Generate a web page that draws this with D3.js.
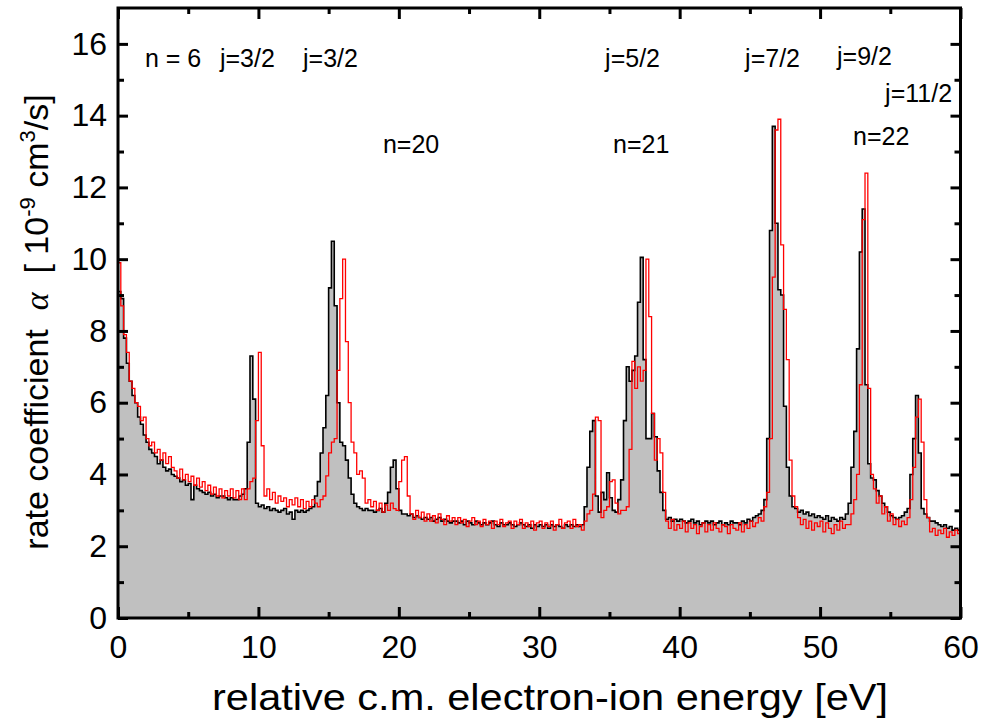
<!DOCTYPE html>
<html>
<head>
<meta charset="utf-8">
<script src="https://cdn.jsdelivr.net/npm/d3@7"></script>
<style>
  html, body { margin: 0; padding: 0; background: #fff; }
  svg { display: block; font-family: "Liberation Sans", Arial, sans-serif; }
</style>
</head>
<body>
<svg id="chart"></svg>
<script>
// bin width of the energy grid [eV]
const binWidth = 0.2;

// measured rate coefficient (black outline, grey filled), 10^-9 cm^3/s, one value per bin
const measured = [
  9.1, 8.9, 7.8, 7.1, 6.6, 6.2, 6.0, 5.6, 5.4, 5.1,
  4.9, 4.7, 4.6, 4.5, 4.3, 4.4, 4.2, 4.1, 4.15, 4.0,
  3.95, 3.9, 3.8, 3.85, 3.7, 3.75, 3.3, 3.7, 3.6, 3.55,
  3.5, 3.45, 3.5, 3.4, 3.45, 3.35, 3.4, 3.4, 3.35, 3.3,
  3.35, 3.3, 3.3, 3.4, 3.45, 3.6, 4.9, 7.3, 6.1, 3.2,
  3.1, 3.15, 3.05, 3.1, 3.0, 3.05, 3.0, 2.95, 3.0, 3.05,
  2.9, 2.95, 2.75, 3.0, 2.95, 3.0, 2.95, 3.0, 3.05, 3.1,
  3.4, 3.8, 4.6, 5.3, 6.2, 9.2, 10.5, 8.7, 6.0, 4.9,
  4.8, 4.4, 3.9, 3.45, 3.2, 3.1, 3.05, 3.0, 3.05, 3.0,
  3.0, 2.95, 3.0, 3.05, 2.95, 3.2, 3.5, 4.2, 4.4, 3.6,
  3.0, 2.9, 2.9, 2.85, 2.9, 2.8, 2.85, 2.8, 2.75, 2.8,
  2.75, 2.8, 2.7, 2.75, 2.8, 2.7, 2.75, 2.7, 2.65, 2.7,
  2.7, 2.65, 2.7, 2.6, 2.7, 2.65, 2.6, 2.7, 2.65, 2.6,
  2.65, 2.6, 2.65, 2.7, 2.6, 2.55, 2.65, 2.6, 2.6, 2.65,
  2.6, 2.55, 2.6, 2.65, 2.6, 2.55, 2.6, 2.5, 2.6, 2.55,
  2.6, 2.55, 2.6, 2.5, 2.6, 2.55, 2.6, 2.55, 2.5, 2.6,
  2.55, 2.6, 2.55, 2.6, 2.55, 2.6, 3.1, 4.2, 5.2, 5.5,
  3.4, 2.95, 3.5, 3.3, 4.05, 3.35, 3.0, 2.95, 3.3, 3.85,
  5.5, 7.0, 6.6, 6.9, 7.3, 8.8, 10.05, 7.2, 5.0, 5.0,
  5.7, 5.05, 4.1, 3.5, 3.0, 2.75, 2.8, 2.7, 2.75, 2.7,
  2.75, 2.7, 2.65, 2.7, 2.75, 2.65, 2.7, 2.6, 2.65, 2.7,
  2.65, 2.7, 2.6, 2.65, 2.7, 2.6, 2.65, 2.6, 2.7, 2.65,
  2.65, 2.6, 2.7, 2.65, 2.75, 2.7, 2.8, 2.85, 2.9, 3.0,
  3.3, 5.0, 10.8, 13.7, 11.0, 9.15, 9.0, 5.9, 4.2, 3.4,
  3.1, 3.05, 2.95, 3.0, 2.9, 2.95, 2.85, 2.9, 2.8, 2.85,
  2.8, 2.75, 2.85, 2.7, 2.8, 2.75, 2.7, 2.8, 2.75, 2.9,
  3.2, 4.2, 5.2, 7.5, 10.2, 11.4, 6.5, 4.3, 3.9, 3.85,
  3.55, 3.4, 3.2, 3.1, 2.95, 2.85, 2.8, 2.75, 2.8, 2.85,
  2.95, 3.05, 4.0, 5.0, 6.2, 4.6, 3.05, 2.9, 2.8, 2.7,
  2.7, 2.65, 2.6, 2.55, 2.6, 2.5, 2.55, 2.45, 2.5, 2.45
];

// second spectrum (red line), same bins
const shifted = [
  9.9, 8.7, 7.9, 7.4, 6.6, 6.4, 6.0, 5.9, 5.5, 5.6,
  5.0, 4.8, 4.9, 4.6, 4.7, 4.4, 4.6, 4.3, 4.5, 4.2,
  4.1, 3.9, 4.15, 3.85, 4.0, 3.8, 3.95, 3.7, 3.9, 3.65,
  3.8, 3.55, 3.7, 3.45, 3.65, 3.4, 3.6, 3.35, 3.55, 3.4,
  3.6, 3.35, 3.55, 3.3, 3.6, 3.3, 3.6, 3.8, 3.9, 5.5,
  7.4, 4.8, 3.4, 3.6, 3.3, 3.5, 3.2, 3.4, 3.25, 3.35,
  3.1, 3.3, 3.15, 3.35, 3.1, 3.3, 3.05, 3.25, 3.1, 3.3,
  3.2, 3.1, 3.3, 3.4, 3.96, 4.6, 4.9, 5.0, 6.9, 8.9,
  10.0, 7.7, 6.0, 4.9, 4.6, 4.0, 4.1, 3.9, 3.2, 3.3,
  3.1, 3.25, 3.0, 3.2, 2.95, 3.15, 3.0, 3.2, 3.05, 3.0,
  3.8, 4.4, 4.5, 3.4, 2.9, 2.75, 3.0, 2.8, 2.95, 2.7,
  2.9, 2.7, 2.85, 2.65, 2.9, 2.75, 2.6, 2.85, 2.7, 2.8,
  2.6, 2.8, 2.65, 2.75, 2.55, 2.7, 2.8, 2.6, 2.7, 2.55,
  2.75, 2.6, 2.7, 2.5, 2.7, 2.6, 2.75, 2.55, 2.65, 2.7,
  2.5, 2.7, 2.6, 2.75, 2.5, 2.65, 2.55, 2.7, 2.45, 2.65,
  2.7, 2.5, 2.65, 2.55, 2.7, 2.45, 2.6, 2.75, 2.5, 2.65,
  2.7, 2.5, 2.75, 2.55, 2.6, 2.45, 2.7, 2.9, 3.0, 3.45,
  5.6, 5.5, 2.8, 3.0, 3.1, 3.8, 3.85, 3.2, 2.9, 3.0,
  3.0, 3.1, 4.7, 7.15, 6.4, 7.0, 6.6, 6.9, 10.0, 8.4,
  5.7, 4.4, 5.0, 4.6, 3.5, 2.7, 2.5, 2.75, 2.45, 2.6,
  2.5, 2.7, 2.4, 2.65, 2.5, 2.6, 2.35, 2.55, 2.65, 2.4,
  2.6, 2.45, 2.65, 2.5, 2.4, 2.6, 2.55, 2.35, 2.6, 2.5,
  2.45, 2.65, 2.4, 2.6, 2.5, 2.7, 2.55, 2.65, 2.8, 2.7,
  3.1, 3.5, 5.0, 9.5, 13.6, 13.9, 10.4, 8.6, 7.2, 4.4,
  3.4, 3.1, 2.8, 2.6, 2.75, 2.5, 2.7, 2.45, 2.65, 2.55,
  2.7, 2.4, 2.65, 2.5, 2.35, 2.6, 2.45, 2.7, 2.5, 2.6,
  2.6, 2.9, 3.3, 4.0, 6.5, 11.1, 12.4, 6.4, 4.0, 3.6,
  3.2, 3.4, 2.9, 3.1, 2.7, 2.9, 2.6, 2.75, 2.55, 2.7,
  2.6, 2.8, 3.3, 4.2, 5.6, 6.1, 4.9, 3.3, 2.8, 2.4,
  2.5, 2.3, 2.45, 2.35, 2.5, 2.25, 2.4, 2.3, 2.45, 2.35
];

const xTicks = [0, 10, 20, 30, 40, 50, 60];
const yTicks = [0, 2, 4, 6, 8, 10, 12, 14, 16];

// peak labels: text, energy [eV], rate [10^-9 cm^3/s] at the text baseline
const labelText = ["n = 6", "j=3/2", "j=3/2", "n=20", "j=5/2", "n=21", "j=7/2", "j=9/2", "j=11/2", "n=22"];
const labelE    = [1.92, 7.26, 13.18, 18.87, 34.69, 35.26, 44.66, 51.21, 54.63, 52.35];
const labelRate = [15.35, 15.35, 15.35, 12.95, 15.35, 12.95, 15.35, 15.42, 14.39, 13.17];

const W = 988, H = 720;
const plot = { left: 118, right: 960.5, top: 8, bottom: 618 };

const svg = d3.select("#chart").attr("width", W).attr("height", H);

const x = d3.scaleLinear().domain([0, 60]).range([plot.left, plot.right]);
const y = d3.scaleLinear().domain([0, 17]).range([plot.bottom, plot.top]);

// step data: bin start energies, plus closing point at the end of the last bin
const toSteps = vals => {
  const pts = vals.map((v, i) => ({ e: i * binWidth, v: v }));
  pts.push({ e: vals.length * binWidth, v: vals[vals.length - 1] });
  return pts;
};
const blackPts = toSteps(measured);
const redPts = toSteps(shifted);

svg.append("clipPath").attr("id", "clip")
  .append("rect")
  .attr("x", plot.left).attr("y", plot.top)
  .attr("width", plot.right - plot.left).attr("height", plot.bottom - plot.top);

const g = svg.append("g").attr("clip-path", "url(#clip)");

const area = d3.area()
  .curve(d3.curveStepAfter)
  .x(d => x(d.e))
  .y0(y(0))
  .y1(d => y(d.v));

const line = d3.line()
  .curve(d3.curveStepAfter)
  .x(d => x(d.e))
  .y(d => y(d.v));

g.append("path").datum(blackPts)
  .attr("d", area)
  .attr("fill", "#c0c0c0");

g.append("path").datum(blackPts)
  .attr("d", line)
  .attr("fill", "none")
  .attr("stroke", "#000")
  .attr("stroke-width", 1.6);

g.append("path").datum(redPts)
  .attr("d", line)
  .attr("fill", "none")
  .attr("stroke", "#ff0000")
  .attr("stroke-width", 1.3);

// axes, ticks pointing inwards
const styleAxis = sel => {
  sel.select(".domain").remove();
  sel.selectAll(".tick line").attr("stroke", "#000").attr("stroke-width", 3);
  sel.selectAll(".tick text").attr("fill", "#000").attr("font-size", 32);
};

svg.append("g")
  .attr("transform", `translate(0,${plot.bottom})`)
  .call(d3.axisBottom(x).tickValues(xTicks).tickSize(-11).tickPadding(17).tickFormat(d3.format("d")))
  .call(styleAxis);
svg.append("g")
  .attr("transform", `translate(0,${plot.bottom})`)
  .call(d3.axisBottom(x).tickValues(d3.range(5, 60, 10)).tickSize(-6).tickFormat(""))
  .call(styleAxis);
svg.append("g")
  .attr("transform", `translate(0,${plot.top})`)
  .call(d3.axisTop(x).tickValues(xTicks).tickSize(-11).tickFormat(""))
  .call(styleAxis);
svg.append("g")
  .attr("transform", `translate(0,${plot.top})`)
  .call(d3.axisTop(x).tickValues(d3.range(5, 60, 10)).tickSize(-6).tickFormat(""))
  .call(styleAxis);

svg.append("g")
  .attr("transform", `translate(${plot.left},0)`)
  .call(d3.axisLeft(y).tickValues(yTicks).tickSize(-10).tickPadding(11).tickFormat(d3.format("d")))
  .call(styleAxis);
svg.append("g")
  .attr("transform", `translate(${plot.left},0)`)
  .call(d3.axisLeft(y).tickValues(d3.range(1, 17, 2)).tickSize(-6).tickFormat(""))
  .call(styleAxis);
svg.append("g")
  .attr("transform", `translate(${plot.right},0)`)
  .call(d3.axisRight(y).tickValues(yTicks).tickSize(-10).tickFormat(""))
  .call(styleAxis);
svg.append("g")
  .attr("transform", `translate(${plot.right},0)`)
  .call(d3.axisRight(y).tickValues(d3.range(1, 17, 2)).tickSize(-6).tickFormat(""))
  .call(styleAxis);

// frame
svg.append("rect")
  .attr("x", plot.left).attr("y", plot.top)
  .attr("width", plot.right - plot.left).attr("height", plot.bottom - plot.top)
  .attr("fill", "none")
  .attr("stroke", "#000")
  .attr("stroke-width", 3);

// peak labels
svg.append("g").selectAll("text")
  .data(labelText)
  .enter().append("text")
  .attr("x", (d, i) => x(labelE[i]))
  .attr("y", (d, i) => y(labelRate[i]))
  .attr("font-size", 25)
  .attr("fill", "#000")
  .style("white-space", "pre")
  .text(d => d);

// axis titles
svg.append("text")
  .attr("x", 550).attr("y", 710)
  .attr("text-anchor", "middle")
  .attr("font-size", 36)
  .attr("textLength", 676)
  .attr("lengthAdjust", "spacingAndGlyphs")
  .text("relative c.m. electron-ion energy [eV]");

const yTitle = svg.append("text")
  .attr("transform", "translate(48,322) rotate(-90)")
  .attr("text-anchor", "middle")
  .attr("font-size", 34)
  .style("white-space", "pre");
yTitle.append("tspan").text("rate coefficient  ");
yTitle.append("tspan").attr("font-family", "'Liberation Serif', serif").attr("font-style", "italic").text("α");
yTitle.append("tspan").text("  [ 10");
yTitle.append("tspan").attr("font-size", 22).attr("dy", -13).text("-9");
yTitle.append("tspan").attr("dy", 13).text(" cm");
yTitle.append("tspan").attr("font-size", 22).attr("dy", -13).text("3");
yTitle.append("tspan").attr("dy", 13).text("/s]");
</script>
</body>
</html>
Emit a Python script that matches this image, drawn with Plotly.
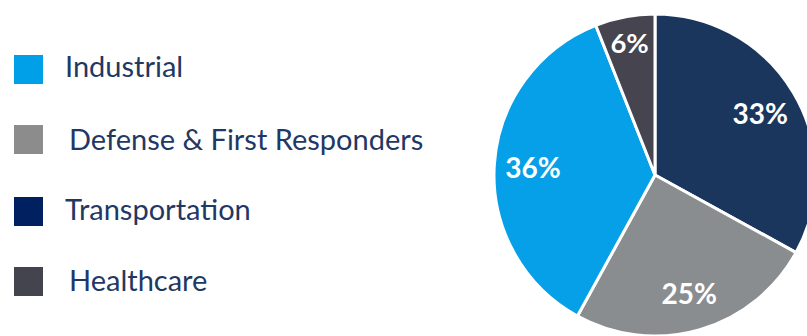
import plotly.graph_objects as go

# Data
categories = ["Industrial", "Defense & First Responders", "Transportation", "Healthcare"]
shares = [36, 25, 33, 6]
pie_colors = ["#05A0E7", "#8A8D90", "#1B365D", "#45444F"]
legend_colors = ["#00A0E9", "#8C8C8C", "#002060", "#44444F"]
# clockwise order of slices starting at 12 o'clock
pie_order = ["Transportation", "Defense & First Responders", "Industrial", "Healthcare"]

W, H = 816, 336

idx = [categories.index(c) for c in pie_order]
labels = [categories[i] for i in idx]
values = [shares[i] for i in idx]
dom = dict(x=[494 / W, 1], y=[0, (H - 14) / H])

fig = go.Figure()
fig.add_trace(go.Pie(
    labels=labels, values=values,
    marker=dict(colors=[pie_colors[i] for i in idx], line=dict(color="white", width=3)),
    sort=False, direction="clockwise", rotation=0,
    textinfo="none", domain=dom, showlegend=False,
    hoverinfo="label+percent",
))
# transparent ring carrying the percentage labels (places them in the outer part of the slices)
fig.add_trace(go.Pie(
    labels=labels, values=values, hole=0.52,
    marker=dict(colors=["rgba(0,0,0,0)"] * len(values), line=dict(width=0)),
    sort=False, direction="clockwise", rotation=0,
    textinfo="percent", textposition="inside", insidetextorientation="horizontal",
    textfont=dict(family="Lato", size=28, color="white", weight="bold"),
    domain=dom, showlegend=False, hoverinfo="skip",
))

# manual legend
sq_top = [55, 125, 197, 267]
text_x = [63, 67, 63, 67]
text_mid = [66, 138, 208, 279]
shapes = []
annotations = []
for i, c in enumerate(categories):
    y0 = sq_top[i]
    shapes.append(dict(type="rect", xref="paper", yref="paper",
                       x0=14 / W, x1=43 / W, y0=1 - (y0 + 29) / H, y1=1 - y0 / H,
                       fillcolor=legend_colors[i], line=dict(width=0)))
    annotations.append(dict(xref="paper", yref="paper", x=text_x[i] / W, y=1 - text_mid[i] / H,
                            xanchor="left", yanchor="middle", showarrow=False, text=c,
                            font=dict(family="Lato", size=29, color="#1F3864")))

fig.update_layout(
    width=W, height=H,
    margin=dict(l=0, r=0, t=0, b=0),
    paper_bgcolor="white", plot_bgcolor="white",
    shapes=shapes, annotations=annotations,
)

fig.write_html("out.html", post_script="document.body.style.margin='0';document.body.style.overflow='hidden';document.documentElement.style.overflow='hidden';")
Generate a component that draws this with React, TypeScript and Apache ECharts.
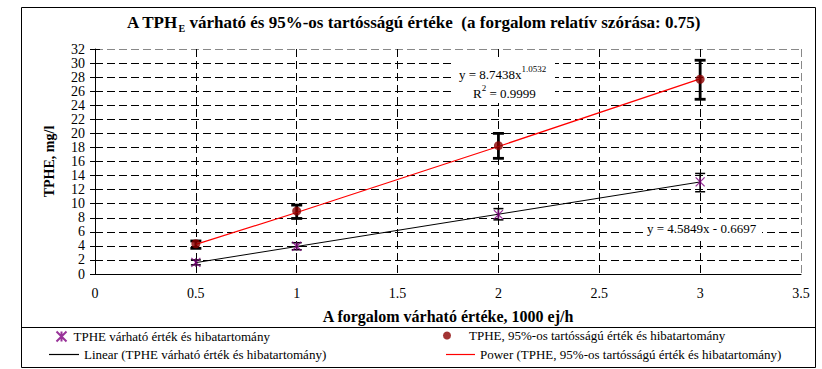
import React, { useEffect, useRef } from "react";
import * as echarts from "echarts";

const xValues = [0.5, 1, 2, 3];
const expectedValues = [1.65, 3.95, 8.45, 13.1];
const expectedLow = [1.3, 3.45, 7.7, 11.7];
const expectedHigh = [2.0, 4.45, 9.3, 14.3];
const p95Values = [4.3, 8.95, 18.25, 27.7];
const p95Low = [3.65, 7.9, 16.45, 24.85];
const p95High = [4.7, 9.8, 20.0, 30.4];
const linearTrendX = [0.5, 3];
const linearTrendY = [1.62, 13.09];
const powerTrendX = [0.5, 1, 2, 3];
const powerTrendY = [4.22, 8.74, 18.14, 27.76];
const yTicks = [0, 2, 4, 6, 8, 10, 12, 14, 16, 18, 20, 22, 24, 26, 28, 30, 32];
const xTicks = [0, 0.5, 1, 1.5, 2, 2.5, 3, 3.5];

const S1 = "TPHE várható érték és hibatartomány";
const S2 = "TPHE, 95%-os tartósságú érték és hibatartomány";
const S3 = "Linear (TPHE várható érték és hibatartomány)";
const S4 = "Power (TPHE, 95%-os tartósságú érték és hibatartomány)";

const FONT = "'Liberation Serif', 'Times New Roman', serif";

function errRender(lw: number, hw: number) {
  return (params: any, api: any) => {
    const x = api.value(0);
    const lo = api.coord([x, api.value(1)]);
    const hi = api.coord([x, api.value(2)]);
    const st = { stroke: "#000", lineWidth: lw };
    return {
      type: "group",
      children: [
        { type: "line", shape: { x1: lo[0], y1: lo[1], x2: hi[0], y2: hi[1] }, style: st },
        { type: "line", shape: { x1: lo[0] - hw, y1: lo[1], x2: lo[0] + hw, y2: lo[1] }, style: st },
        { type: "line", shape: { x1: hi[0] - hw, y1: hi[1], x2: hi[0] + hw, y2: hi[1] }, style: st },
      ],
    };
  };
}

export default function App() {
  const ref = useRef<HTMLDivElement>(null);
  useEffect(() => {
    if (!ref.current) return;
    const chart = echarts.init(ref.current, undefined, { renderer: "svg" });
    const ySplitColors = yTicks.map((_, i) => (i === yTicks.length - 1 ? "#888" : "#000"));
    const xSplitColors = xTicks.map((_, i) => (i === xTicks.length - 1 ? "#888" : "#000"));
    const legendText = { fontFamily: FONT, fontSize: 13, color: "#000" };
    const supRich = {
      n: { fontFamily: FONT, fontSize: 13, fill: "#000", color: "#000", lineHeight: 20 },
      s: { fontFamily: FONT, fontSize: 9, fill: "#000", color: "#000", lineHeight: 9, verticalAlign: "top" },
    };
    chart.setOption({
      animation: false,
      backgroundColor: "#fff",
      textStyle: { fontFamily: FONT },
      title: {
        text: "{t|A TPH}{s|E}{t| várható és 95%-os tartósságú értéke  (a forgalom relatív szórása: 0.75)}",
        left: 127,
        top: 11,
        padding: 0,
        textStyle: {
          rich: {
            t: { fontFamily: FONT, fontSize: 17, fontWeight: "bold", color: "#000", lineHeight: 22 },
            s: { fontFamily: FONT, fontSize: 10, fontWeight: "bold", color: "#000", verticalAlign: "bottom", lineHeight: 10 },
          },
        },
      },
      grid: { left: 95, top: 49, right: 21, bottom: 95, containLabel: false },
      xAxis: {
        type: "value",
        min: 0,
        max: 3.5,
        interval: 0.5,
        name: "A forgalom várható értéke, 1000 ej/h",
        nameLocation: "middle",
        nameGap: 34,
        nameTextStyle: { fontFamily: FONT, fontSize: 16, fontWeight: "bold", color: "#000" },
        axisLine: { show: true, onZero: false, lineStyle: { color: "#000", width: 1 } },
        axisTick: { show: false },
        axisLabel: { fontFamily: FONT, fontSize: 14, color: "#000", margin: 12 },
        splitLine: { show: true, lineStyle: { color: xSplitColors, width: 1, type: [8, 4] } },
      },
      yAxis: [
        {
          type: "value",
          min: 0,
          max: 32,
          interval: 2,
          name: "TPHE, mg/l",
          nameLocation: "middle",
          nameGap: 39,
          nameTextStyle: { fontFamily: FONT, fontSize: 14, fontWeight: "bold", color: "#000" },
          axisLine: { show: true, lineStyle: { color: "#000", width: 1 } },
          axisTick: { show: true, length: 5, lineStyle: { color: "#000" } },
          axisLabel: { fontFamily: FONT, fontSize: 14, color: "#000", margin: 10 },
          splitLine: { show: true, lineStyle: { color: ySplitColors, width: 1, type: [8, 4] } },
        },
        {
          type: "value",
          min: 0,
          max: 32,
          interval: 2,
          position: "left",
          axisLine: { show: false },
          axisTick: { show: true, inside: true, length: 5, lineStyle: { color: "#000" } },
          axisLabel: { show: false },
          splitLine: { show: false },
        },
      ],
      legend: [
        { data: [S1], left: 54, top: 329, padding: 0, itemWidth: 14, itemHeight: 10, textStyle: legendText, selectedMode: false },
        { data: [{ name: S3, icon: "rect" }], left: 49, top: 348, padding: 0, itemWidth: 30, itemHeight: 1.2, textStyle: legendText, selectedMode: false },
        { data: [S2], left: 443, top: 329, padding: 0, itemWidth: 34, itemHeight: 8, textStyle: legendText, selectedMode: false },
        { data: [{ name: S4, icon: "rect" }], left: 446, top: 348, padding: 0, itemWidth: 29, itemHeight: 1.2, textStyle: legendText, selectedMode: false },
      ],
      series: [
        {
          name: "err1",
          type: "custom",
          renderItem: errRender(1.5, 5),
          encode: { x: 0, y: [1, 2] },
          data: xValues.map((x, i) => [x, expectedLow[i], expectedHigh[i]]),
          z: 3,
        },
        {
          name: "err2",
          type: "custom",
          renderItem: errRender(2.8, 5.5),
          encode: { x: 0, y: [1, 2] },
          data: xValues.map((x, i) => [x, p95Low[i], p95High[i]]),
          z: 3,
        },
        {
          name: S3,
          type: "line",
          symbol: "none",
          data: linearTrendX.map((x, i) => [x, linearTrendY[i]]),
          lineStyle: { color: "#000", width: 1 },
          itemStyle: { color: "#000" },
          z: 4,
        },
        {
          name: S4,
          type: "line",
          symbol: "none",
          data: powerTrendX.map((x, i) => [x, powerTrendY[i]]),
          lineStyle: { color: "#ff0000", width: 1.2 },
          itemStyle: { color: "#ff0000" },
          z: 4,
        },
        {
          name: S1,
          type: "scatter",
          symbol: "path://M0,0L10,10M10,0L0,10M5,0L5,10",
          symbolSize: [9, 9],
          data: xValues.map((x, i) => [x, expectedValues[i]]),
          itemStyle: { color: "none", borderColor: "#800080", borderWidth: 1.3 },
          z: 5,
        },
        {
          name: S2,
          type: "scatter",
          symbol: "circle",
          symbolSize: 9,
          data: xValues.map((x, i) => [x, p95Values[i]]),
          itemStyle: { color: "#8b0000" },
          z: 5,
        },
      ],
      graphic: [
        {
          type: "rect",
          shape: { x: 21.5, y: 7.5, width: 794, height: 360 },
          style: { fill: "none", stroke: "#000", lineWidth: 1 },
          z: 1,
        },
        {
          type: "line",
          shape: { x1: 21.5, y1: 327.5, x2: 815.5, y2: 327.5 },
          style: { stroke: "#000", lineWidth: 1 },
          z: 1,
        },
        {
          type: "rect",
          shape: { x: 455, y: 59, width: 100, height: 44 },
          style: { fill: "#fff" },
          z: 2,
        },
        {
          type: "text",
          x: 459,
          y: 74,
          style: { text: "{n|y = 8.7438x}{s|1.0532}", textVerticalAlign: "middle", rich: supRich },
          z: 3,
        },
        {
          type: "text",
          x: 473,
          y: 93,
          style: { text: "{n|R}{s|2}{n| = 0.9999}", textVerticalAlign: "middle", rich: supRich },
          z: 3,
        },
        {
          type: "rect",
          shape: { x: 643, y: 219, width: 119, height: 18 },
          style: { fill: "#fff" },
          z: 2,
        },
        {
          type: "text",
          x: 647,
          y: 228,
          style: {
            text: "y = 4.5849x - 0.6697",
            font: `13px ${FONT}`,
            fill: "#000",
            textVerticalAlign: "middle",
          },
          z: 3,
        },
      ],
    });
    return () => chart.dispose();
  }, []);
  return (
    <div
      ref={ref}
      style={{ position: "fixed", left: 0, top: 0, width: 822, height: 369, background: "#fff" }}
    />
  );
}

* _Goal of the exercise_
Reproduce the lines above starting at the one with "Generate a component" and ending at the one with "import * as", both included, exactly and with no pictures.

* _Right answer_
Generate a component that draws this with React, TypeScript and Apache ECharts.
import React, { useEffect, useRef } from "react";
import * as echarts from "echarts";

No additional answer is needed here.